Applause for Mackerel
How Tribal Identity Replaced Thought and Citizenship
Modern politics did not quietly lose its way; it was cheerfully converted into entertainment. What once demanded judgment, trade-offs, and a tolerable acquaintance with reality has been repackaged as a contest between memes, slogans, and mascots. Victory is celebrated even when nothing improves, defeat is treated as existential humiliation, and loyalty is prized above competence or truth. In this climate, citizens are no longer asked to think or govern themselves, only to root, boo, and feel personally affirmed by outcomes they neither shaped nor understand. Politics, stripped of consequence and swollen with identity, has become less a civic responsibility than a televised sport—complete with teams, rituals, and the comforting illusion that watching counts as participation.
Recently I’ve come to realize that much of my family, and some friends, experience politics exactly this way: not as a civic duty, but as a spectator sport. When your side wins, even if it improves nothing in your actual life, you experience it as a personal victory, as if you earned it rather than merely cheered for it. There’s no policy literacy, no material gain, no accountability—just tribal satisfaction. In the end, it’s not civic engagement at all. It’s performance: a trained seal, clapping on cue, thrilled by the illusion of triumph while being tossed ever more rotten fish.
This statement is blunt, but it isn’t gratuitous. It’s a criticism of behavior, not a personal attack. Calling out tribal, sports-team politics will feel “hurtful” only if it lands uncomfortably close to the truth. Discomfort isn’t cruelty; it’s often the first signal that something worth examining has been touched.
Let me be clear: I’m not approaching these conversations with the vitriolic anger of an overly intoxicated uncle. I’m calling out bad-faith arguments, hypocrisy, and contradictions. That may be uncomfortable, but it isn’t rage—it’s critique.
The truth is that identity has replaced thinking. Positions aren’t being weighed on facts, consequences, or consistency; they’re being adopted because they signal membership. Once politics becomes identity, contradiction stops mattering. Evidence becomes optional. If our side says it, it’s right; if the other side says it, it’s propaganda. At that point, disagreement feels personal because it is—the idea isn’t being challenged, the tribe is. That’s why critique is heard as cruelty and questions as betrayal. The reaction isn’t about tone; it’s about protecting an identity that can’t survive scrutiny.
And that’s exactly the move Trump has perfected. Lines like
“They’re not coming after me, they’re coming after you”
are designed to fuse identity to power. Criticism of him is reframed as an attack on you. Accountability becomes persecution. Facts become insults. Once that switch is flipped, thinking is no longer analytical—it’s defensive. Any challenge feels personal because it’s meant to. That’s how identity politics works at its most effective: not by persuading, but by convincing people that to question the leader is to betray themselves.
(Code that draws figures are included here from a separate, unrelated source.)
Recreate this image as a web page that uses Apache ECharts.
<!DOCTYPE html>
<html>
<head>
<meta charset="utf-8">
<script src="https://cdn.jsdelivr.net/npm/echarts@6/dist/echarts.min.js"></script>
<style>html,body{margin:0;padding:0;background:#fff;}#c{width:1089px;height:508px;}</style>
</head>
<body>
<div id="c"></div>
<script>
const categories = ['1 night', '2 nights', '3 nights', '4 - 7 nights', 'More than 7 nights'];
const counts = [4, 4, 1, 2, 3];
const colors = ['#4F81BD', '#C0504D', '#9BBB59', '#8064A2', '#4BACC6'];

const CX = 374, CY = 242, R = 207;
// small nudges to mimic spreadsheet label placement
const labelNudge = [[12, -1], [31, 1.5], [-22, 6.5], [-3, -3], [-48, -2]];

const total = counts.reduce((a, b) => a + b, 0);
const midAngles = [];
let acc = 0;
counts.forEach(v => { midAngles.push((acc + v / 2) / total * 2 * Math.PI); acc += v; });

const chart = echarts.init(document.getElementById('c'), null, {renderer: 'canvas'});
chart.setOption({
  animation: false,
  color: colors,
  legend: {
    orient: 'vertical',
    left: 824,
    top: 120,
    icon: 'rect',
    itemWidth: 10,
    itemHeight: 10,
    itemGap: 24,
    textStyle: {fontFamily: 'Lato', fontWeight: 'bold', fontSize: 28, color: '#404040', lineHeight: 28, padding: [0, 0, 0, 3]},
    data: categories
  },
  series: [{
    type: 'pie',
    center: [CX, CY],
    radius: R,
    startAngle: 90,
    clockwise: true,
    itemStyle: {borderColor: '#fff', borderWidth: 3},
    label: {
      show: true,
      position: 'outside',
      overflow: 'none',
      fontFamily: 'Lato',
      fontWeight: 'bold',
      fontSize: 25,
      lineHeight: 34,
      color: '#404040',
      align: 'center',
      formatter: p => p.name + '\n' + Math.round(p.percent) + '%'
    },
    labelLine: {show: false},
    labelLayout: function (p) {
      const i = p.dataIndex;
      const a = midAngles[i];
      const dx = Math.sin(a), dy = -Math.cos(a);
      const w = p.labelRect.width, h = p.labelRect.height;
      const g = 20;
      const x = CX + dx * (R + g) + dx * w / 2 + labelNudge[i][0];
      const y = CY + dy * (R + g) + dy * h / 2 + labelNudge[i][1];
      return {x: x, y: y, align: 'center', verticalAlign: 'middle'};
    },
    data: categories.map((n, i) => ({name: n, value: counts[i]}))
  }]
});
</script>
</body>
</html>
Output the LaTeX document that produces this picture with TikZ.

In the end, treating politics as a spectator sport is not merely unserious—it is corrosive. It trades responsibility for dopamine, judgment for loyalty, and citizenship for applause. Democracies do not collapse only by force; they rot when enough people decide that feeling victorious matters more than being right, and belonging matters more than consequences. When leaders like Donald Trump succeed in welding personal identity to political power, criticism becomes heresy and facts become insults. The antidote is neither civility theater nor tribal counter-chants, but the unfashionable discipline of thinking: holding ideas loosely, demanding evidence, and remembering that politics is not a game you watch to feel validated, but a system you participate in to be governed well—or badly, if you abdicate that duty.